There are a few tradeoffs, however, as well compared to Microsoft's concept.
There is no apparent pen support for the OPPO Find N, which is something that Microsoft is leaning more into as Surface Duo 2 (and Android) progresses. But Samsung has added the S Pen to the Galaxy Fold 3, so it is possible. However, questions remain about long-term durability due to the softness of the foldable screen (the Find N's is manufactured by Samsung).
The Find N is also substantially thicker than Surface Duo 2, coming in at nearly 16mm instead of Microsoft's much leaner 11mm. Most of that is because OPPO squished the design is more brick-like than spread out like Microsoft.
Both devices are not light, coming in at 275 grams for the Find N and 284 grams for Surface Duo 2, likely due to Microsoft's use of Corning Gorilla Glass on four panels instead of OPPO's use on just one.
Pricewise, the OPPO Find N comes in cheaper at 7,699 yuan (about $1,210) for 8GB of RAM and 256GB of storage, compared to Surface Duo 2's starting price of $1,499 for 128GB of storage and 8GB of RAM.
The real kicker: The OPPO Find N is only for China, with the company having no plans to bring it to the US or other markets. However, OnePlus, which often appropriates designs from OPPO, is now a sub-brand of the latter. That means Western markets may get a similar device later in 2022 should OnePlus take up the challenge.
Overall, the OPPO Find N is a welcomed addition to this new form factor for phones and mobile devices.

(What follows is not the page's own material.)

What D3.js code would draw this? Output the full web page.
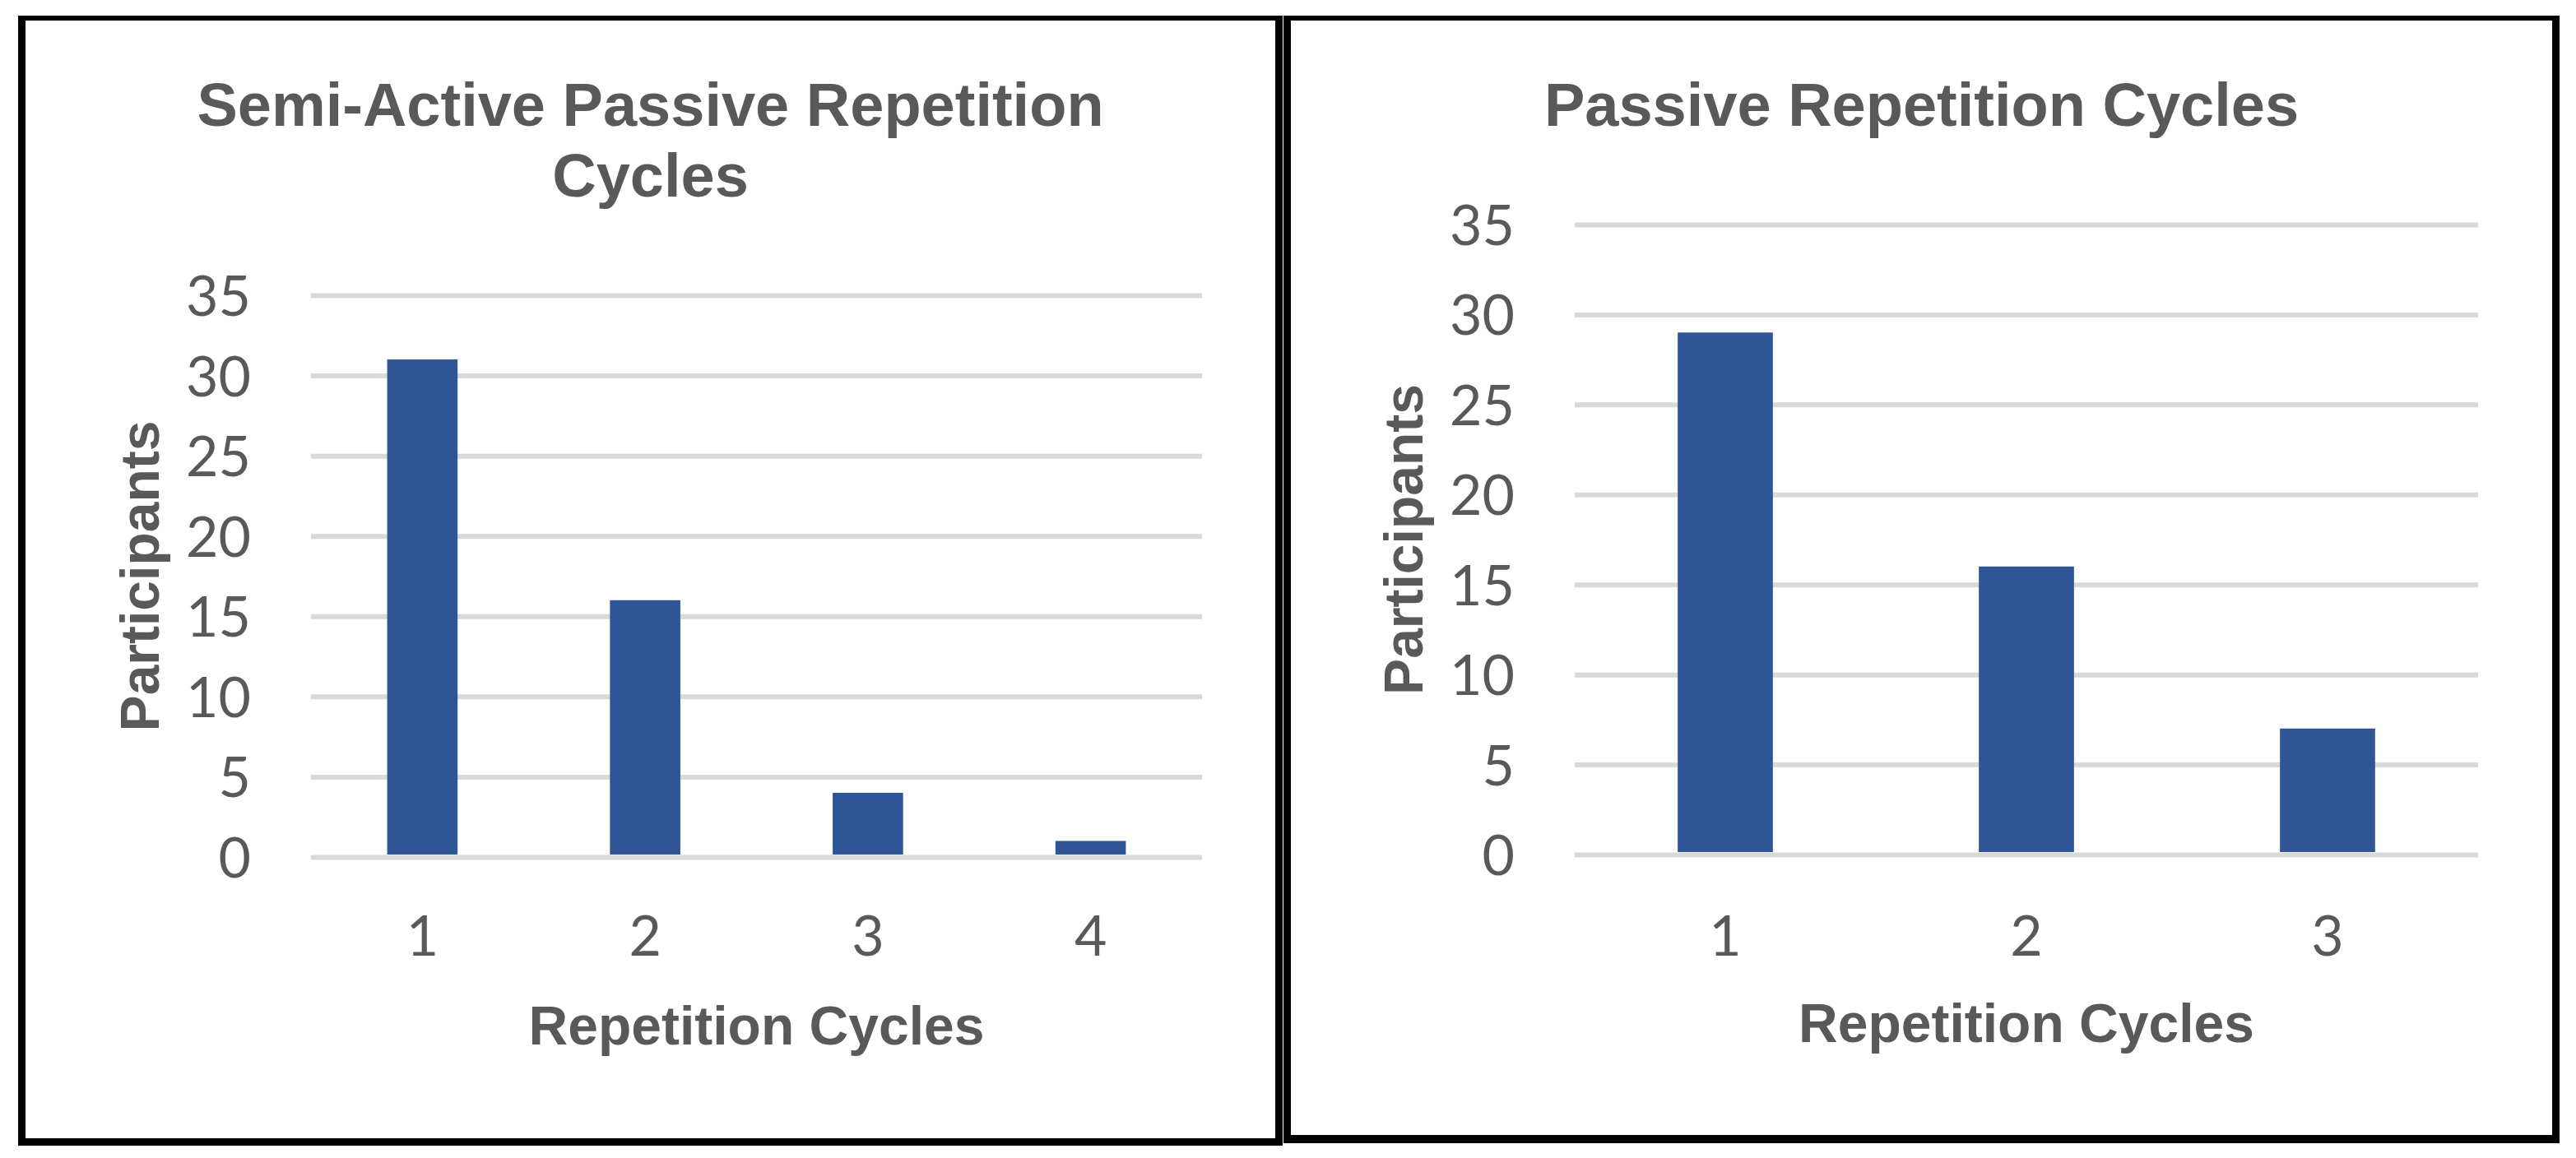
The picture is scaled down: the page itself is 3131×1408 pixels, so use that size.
<!DOCTYPE html>
<html>
<head>
<meta charset="utf-8">
<script src="https://cdn.jsdelivr.net/npm/d3@7"></script>
<style>
  html, body { margin: 0; padding: 0; background: #fff; }
  svg { display: block; }
</style>
</head>
<body>
<svg id="chart" width="3131" height="1408"></svg>
<script>
// Chart data
const semiActiveCycles = ['1', '2', '3', '4'];
const semiActiveParticipants = [31, 16, 4, 1];
const passiveCycles = ['1', '2', '3'];
const passiveParticipants = [29, 16, 7];
const yTicks = [0, 5, 10, 15, 20, 25, 30, 35];
const semiActiveTitle = ['Semi-Active Passive Repetition', 'Cycles'];
const passiveTitle = ['Passive Repetition Cycles'];
const xTitle = 'Repetition Cycles';
const yTitle = 'Participants';

const textColor = '#595959';
const barColor = '#2F5597';
const gridColor = '#D9D9D9';
const titleFont = '"Liberation Sans", Arial, sans-serif';
const tickFont = 'Lato, "Open Sans", sans-serif';

const svg = d3.select('#chart');
svg.append('rect').attr('width', 3131).attr('height', 1408).attr('fill', '#fff');

// Panel setup (frame + plot area)
const panels = [
  {
    frame: { x0: 22, y0: 19, x1: 1559, y1: 1393, top: 6, side: 9, bottom: 9 },
    plot: { left: 378, right: 1461, top: 359, bottom: 1042 },
    titleLines: semiActiveTitle,
    titleY: 153,
    categories: semiActiveCycles,
    values: semiActiveParticipants,
    yTitleX: 193,
    xLabelY: 1162,
    xTitleY: 1270
  },
  {
    frame: { x0: 1560, y0: 19, x1: 3111, y1: 1390, top: 6, side: 9, bottom: 10 },
    plot: { left: 1914, right: 3012, top: 273, bottom: 1039 },
    titleLines: passiveTitle,
    titleY: 153,
    categories: passiveCycles,
    values: passiveParticipants,
    yTitleX: 1729,
    xLabelY: 1162,
    xTitleY: 1267
  }
];

function renderPanel(p) {
  const f = p.frame;
  const g = svg.append('g');

  // Frame
  g.append('rect')
    .attr('x', f.x0).attr('y', f.y0)
    .attr('width', f.x1 - f.x0).attr('height', f.y1 - f.y0)
    .attr('fill', '#000');
  g.append('rect')
    .attr('x', f.x0 + f.side).attr('y', f.y0 + f.top)
    .attr('width', f.x1 - f.x0 - 2 * f.side)
    .attr('height', f.y1 - f.y0 - f.top - f.bottom)
    .attr('fill', '#fff');

  const cx = (f.x0 + f.x1) / 2;
  const plotCx = (p.plot.left + p.plot.right) / 2;
  const plotCy = (p.plot.top + p.plot.bottom) / 2;

  // Scales
  const x = d3.scaleBand()
    .domain(p.categories)
    .range([p.plot.left, p.plot.right])
    .paddingInner(0.684)
    .paddingOuter(0.342);
  const y = d3.scaleLinear()
    .domain([0, 35])
    .range([p.plot.bottom, p.plot.top]);

  // Gridlines
  const yAxis = d3.axisLeft(y)
    .tickValues(yTicks)
    .tickSize(-(p.plot.right - p.plot.left))
    .tickPadding(73);
  const yg = g.append('g')
    .attr('transform', `translate(${p.plot.left},0)`)
    .call(yAxis);
  yg.select('.domain').remove();
  yg.selectAll('.tick line')
    .attr('stroke', gridColor)
    .attr('stroke-width', 6);
  yg.selectAll('.tick text')
    .attr('fill', textColor)
    .attr('font-family', tickFont)
    .attr('font-size', 68)
    .attr('dy', '0.36em');

  // Bars
  g.append('g')
    .selectAll('rect')
    .data(p.values)
    .join('rect')
    .attr('x', (d, i) => x(p.categories[i]))
    .attr('y', (d) => y(d))
    .attr('width', x.bandwidth())
    .attr('height', (d) => y(0) - y(d) - 3)
    .attr('fill', barColor);

  // X tick labels
  const xAxis = d3.axisBottom(x).tickSize(0).tickPadding(0);
  const xg = g.append('g')
    .attr('transform', `translate(0,${p.xLabelY})`)
    .call(xAxis);
  xg.select('.domain').remove();
  xg.selectAll('.tick text')
    .attr('fill', textColor)
    .attr('font-family', tickFont)
    .attr('font-size', 68)
    .attr('dy', 0);

  // Title
  g.append('text')
    .attr('text-anchor', 'middle')
    .attr('fill', textColor)
    .attr('font-family', titleFont)
    .attr('font-weight', 'bold')
    .attr('font-size', 74)
    .selectAll('tspan')
    .data(p.titleLines)
    .join('tspan')
    .attr('x', cx)
    .attr('y', (d, i) => p.titleY + i * 86)
    .text((d) => d);

  // Axis titles
  g.append('text')
    .attr('x', plotCx)
    .attr('y', p.xTitleY)
    .attr('text-anchor', 'middle')
    .attr('fill', textColor)
    .attr('font-family', titleFont)
    .attr('font-weight', 'bold')
    .attr('font-size', 66)
    .text(xTitle);

  g.append('text')
    .attr('transform', `translate(${p.yTitleX},${plotCy}) rotate(-90)`)
    .attr('text-anchor', 'middle')
    .attr('fill', textColor)
    .attr('font-family', titleFont)
    .attr('font-weight', 'bold')
    .attr('font-size', 66)
    .text(yTitle);
}

panels.forEach(renderPanel);
</script>
</body>
</html>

Whether the design is better or worse depends on preference, which is how the market should work for these devices, akin to single-screen phones and the sheer variety there. (Microsoft claims, via its own unpublished research, that users prefer dual screens for productivity, and electroencephalogram (EEG) data reportedly backed this up.)
Hopefully, we'll see even more in 2022 from other OEMs as Android 12L becomes a reality.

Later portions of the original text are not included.